Advantages of the Capital Reduction

From the Company’s perspective, the Capital Reduction will have the effect of reducing the issued capital of the Company by 5.41% whilst theoretically leaving its market capitalisation unchanged. Accordingly, the value of each of the Company’s Shares should increase by a corresponding amount. Shareholders not participating in the Capital Reduction will, therefore, benefit from an anticipated increase in the value of their shareholdings.

The Capital Reduction provides no advantages to Treliss other than in its capacity as a continuing Shareholder of the Company. It is not possible to determine whether those advantages will ultimately outweigh the costs to Treliss associated with cancellation of the Cancelled Shares.

1.7 Disadvantages of the Capital Reduction

For Treliss, the disadvantage of the Capital Reduction is that it will have a proportion of its holdings in the Company cancelled for nil cash consideration. For those Shareholders not participating in the Capital Reduction, there are no disadvantages to the proposal.

1.8 Interests of Directors

No current Director has an interest in the Capital Reduction, other than any interest shared by all shareholders (ie. their respective interests in the advantages of the Capital Reduction as set out in section 1.6 above).

Chapter 2E of the Corporations Act regulates the provision of financial benefits to related parties of a public company. Section 208 of the Corporations Act prohibits a public company giving a financial benefit to a related party unless one of a number of exceptions applies or shareholder approval is obtained. As Treliss is controlled by Nirav Mehta, a person who was a Director of the Company in the last six months, Treliss is deemed to be a related party of the Company.

One exception to the prohibition against providing a financial benefit to a related party of a public company is where the provision of the financial benefit is on terms that would be reasonable in the circumstances if the Company and the related party were dealing at arm’s length (or on terms less favourable to the related party than arm’s length). Given that the consideration for the Cancelled Shares is nil and the anticipated increase in the value of Treliss’ remaining shareholding in the Company will be the same as the increase received by other Shareholders, the Board considers that consideration for the Cancelled Shares to be arm’s length and does not consider that the Company is required to obtain Shareholder approval under Chapter 2E.

1.9 What if the Capital Reduction does not proceed?

If the Capital Reduction does not proceed, the issued capital of the Company and the Shareholding of Treliss will not change. Treliss’ Shares will also remain subject to voluntary escrow until 6 March 2019.

GLOSSARY

AEDT means Australian Eastern Daylight Savings Time as observed in Melbourne, Victoria, Australia.

Board means the current board of directors of the Company.

6

Cancelled Shares has the meaning ascribed to it in section 1.1 of the Explanatory Memorandum.

Capital Reduction has the meaning ascribed to it in section 1.1 of the Explanatory Memorandum.

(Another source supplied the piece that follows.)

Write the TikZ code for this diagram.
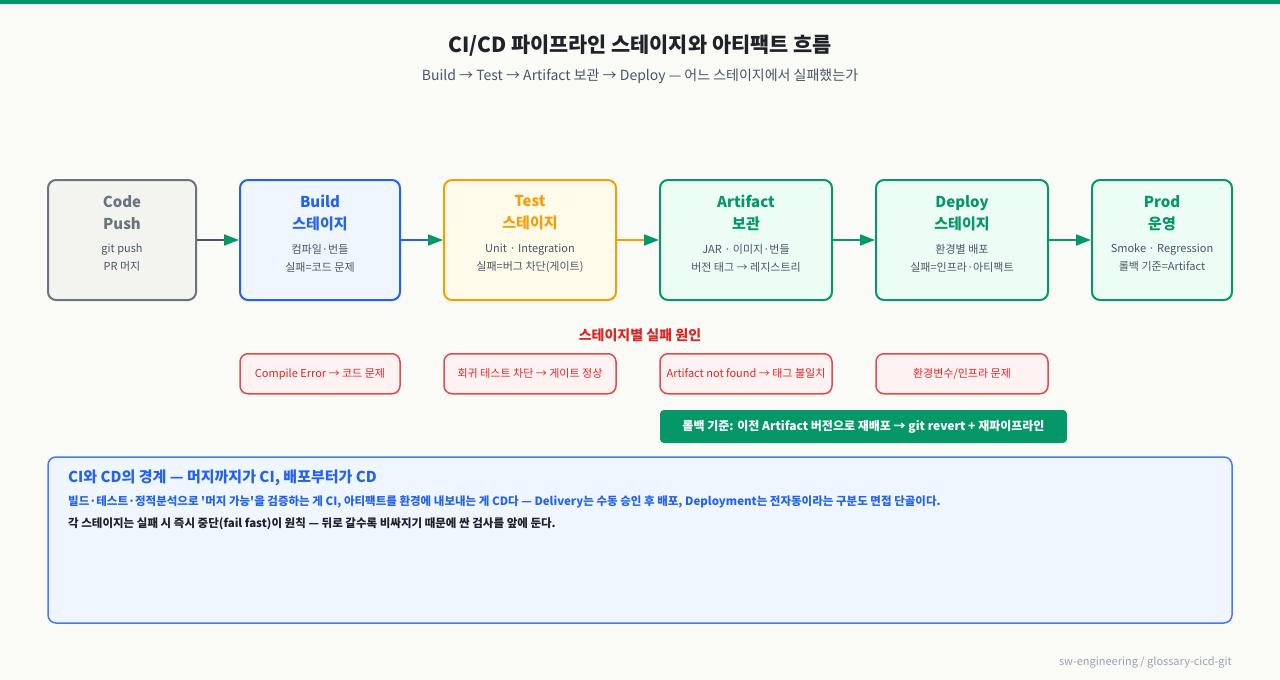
\documentclass[tikz,border=0pt]{standalone}
\usepackage{fontspec}
\setmainfont{Noto Sans CJK KR}[Ligatures=TeXOff]
\usetikzlibrary{positioning,arrows.meta}

\definecolor{fond}{HTML}{FAFAF7}
\definecolor{encre}{HTML}{1F2328}
\definecolor{texte}{HTML}{4B5563}
\definecolor{gris}{HTML}{6B7280}
\definecolor{grisclair}{HTML}{F3F4EF}
\definecolor{bleu}{HTML}{2563EB}
\definecolor{bleuclair}{HTML}{EFF6FF}
\definecolor{ambre}{HTML}{F59E0B}
\definecolor{ambreclair}{HTML}{FFFBEB}
\definecolor{vert}{HTML}{059669}
\definecolor{vertclair}{HTML}{ECFDF5}
\definecolor{rouge}{HTML}{DC2626}
\definecolor{rougebord}{HTML}{E5484D}
\definecolor{rougeclair}{HTML}{FEF2F2}
\definecolor{pied}{HTML}{9CA3AF}

\tikzset{etape/.style 2 args={draw=#1,line width=2pt,fill=#2,rounded corners=8pt,minimum height=120pt},
titre/.style={font=\bfseries\fontsize{15}{22}\selectfont,text=#1,align=center},
detail/.style={font=\fontsize{11}{18}\selectfont,text=texte,align=center},
fleche/.style={draw=#1,line width=2pt,-{Triangle[length=15pt,width=11pt,color=vert]}},
echec/.style={draw=rougebord,line width=1.5pt,fill=rougeclair,rounded corners=8pt,minimum height=40pt,
	text=rouge,font=\fontsize{11}{13}\selectfont},
note/.style={anchor=west,inner sep=0pt,font=\bfseries\fontsize{11.5}{14}\selectfont,text=#1}}

\begin{document}
\begin{tikzpicture}[x=1pt,y=-1pt]
\useasboundingbox[fill=fond] (0,0) rectangle (1280,680);
\fill[vert] (0,0) rectangle (1280,4);

\node[font=\bfseries\fontsize{20.8}{24}\selectfont,text=encre] (entete) at (640,46) {CI/CD 파이프라인 스테이지와 아티팩트 흐름};
\node[font=\fontsize{14}{17}\selectfont,text=texte] (soustitre) at (640,76) {Build → Test → Artifact 보관 → Deploy — 어느 스테이지에서 실패했는가};

% les etapes du pipeline
\node[etape={gris}{grisclair},minimum width=148pt] (code) at (122,240) {};
\node[etape={bleu}{bleuclair},minimum width=160pt] (build) at (320,240) {};
\node[etape={ambre}{ambreclair},minimum width=172pt] (test) at (530,240) {};
\node[etape={vert}{vertclair},minimum width=172pt] (artifact) at (746,240) {};
\node[etape={vert}{vertclair},minimum width=172pt] (deploy) at (962,240) {};
\node[etape={vert}{vertclair},minimum width=140pt] (prod) at (1162,240) {};

\node[titre=gris] (code-t) at ([yshift=-34pt]code.north) {Code\\Push};
\node[detail] (code-d) at ([yshift=-79pt]code.north) {git push\\PR 머지};
\node[titre=bleu] (build-t) at ([yshift=-34pt]build.north) {Build\\스테이지};
\node[detail] (build-d) at ([yshift=-79pt]build.north) {컴파일·번들\\실패=코드 문제};
\node[titre=ambre] (test-t) at ([yshift=-34pt]test.north) {Test\\스테이지};
\node[detail] (test-d) at ([yshift=-79pt]test.north) {Unit · Integration\\실패=버그 차단(게이트)};
\node[titre=vert] (artifact-t) at ([yshift=-34pt]artifact.north) {Artifact\\보관};
\node[detail] (artifact-d) at ([yshift=-79pt]artifact.north) {JAR · 이미지·번들\\버전 태그 → 레지스트리};
\node[titre=vert] (deploy-t) at ([yshift=-34pt]deploy.north) {Deploy\\스테이지};
\node[detail] (deploy-d) at ([yshift=-79pt]deploy.north) {환경별 배포\\실패=인프라·아티팩트};
\node[titre=vert] (prod-t) at ([yshift=-34pt]prod.north) {Prod\\운영};
\node[detail] (prod-d) at ([yshift=-79pt]prod.north) {Smoke · Regression\\롤백 기준=Artifact};

\draw[fleche=texte] (code) -- (build);
\draw[fleche=bleu] (build) -- (test);
\draw[fleche=ambre] (test) -- (artifact);
\draw[fleche=vert] (artifact) -- (deploy);
\draw[fleche=vert] (deploy) -- (prod);

% causes d'echec
\node[font=\bfseries\fontsize{14}{17}\selectfont,text=rouge] (causes) at (640,335) {스테이지별 실패 원인};
\node[echec,minimum width=160pt,below=52pt of build] (build-e) {Compile Error → 코드 문제};
\node[echec,minimum width=172pt,below=52pt of test] (test-e) {회귀 테스트 차단 → 게이트 정상};
\node[echec,minimum width=172pt,below=52pt of artifact] (artifact-e) {Artifact not found → 태그 불일치};
\node[echec,minimum width=172pt,below=52pt of deploy] (deploy-e) {환경변수/인프라 문제};

\node[fill=vert,rounded corners=4pt,minimum width=407pt,minimum height=33pt,text=white,
	font=\bfseries\fontsize{12}{14}\selectfont] (rollback) at (863.5,426.5) {롤백 기준: 이전 Artifact 버전으로 재배포 → git revert + 재파이프라인};

% encadre du bas
\node[draw=bleu!85!white,line width=1.5pt,fill=bleuclair,rounded corners=8pt,minimum width=1184pt,minimum height=166pt] (bilan) at (640,540) {};
\node[note=bleu,font=\bfseries\fontsize{15}{18}\selectfont] (bilan-t) at (68,478) {CI와 CD의 경계 — 머지까지가 CI, 배포부터가 CD};
\node[note=bleu] (bilan-a) at (68,502) {빌드·테스트·정적분석으로 '머지 가능'을 검증하는 게 CI, 아티팩트를 환경에 내보내는 게 CD다 — Delivery는 수동 승인 후 배포, Deployment는 전자동이라는 구분도 면접 단골이다.};
\node[note=encre] (bilan-b) at (68,524) {각 스테이지는 실패 시 즉시 중단(fail fast)이 원칙 — 뒤로 갈수록 비싸지기 때문에 싼 검사를 앞에 둔다.};

\node[anchor=east,inner sep=0pt,font=\fontsize{11}{13}\selectfont,text=pied] (source) at (1232,662) {sw-engineering / glossary-cicd-git};
\end{tikzpicture}
\end{document}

Chair means the chairperson of the Meeting.

Company or Plukka means Plukka Ltd ACN 106 854 175.

Corporations Act means the Corporations Act 2001 (Cth).

Directors means the current directors of the Company.

Explanatory Memorandum means the explanatory memorandum accompanying this Notice.

General Meeting means the meeting of Shareholders to be held immediately before the Special Meeting in accordance with section 256C(2) of the Corporations Act.

Notice or Notice of Special Meeting means this notice of special meeting including the Explanatory Memorandum and the Proxy Form.

Proxy Form means the proxy form accompanying the Notice.

Resolution means the resolution set out in the Notice.

Share means a fully paid ordinary share in the capital of the Company.

Shareholder means a holder of a Share.

Special Meeting or Meeting means the meeting convened by the Notice.

Treliss means Treliss Worldwide Inc.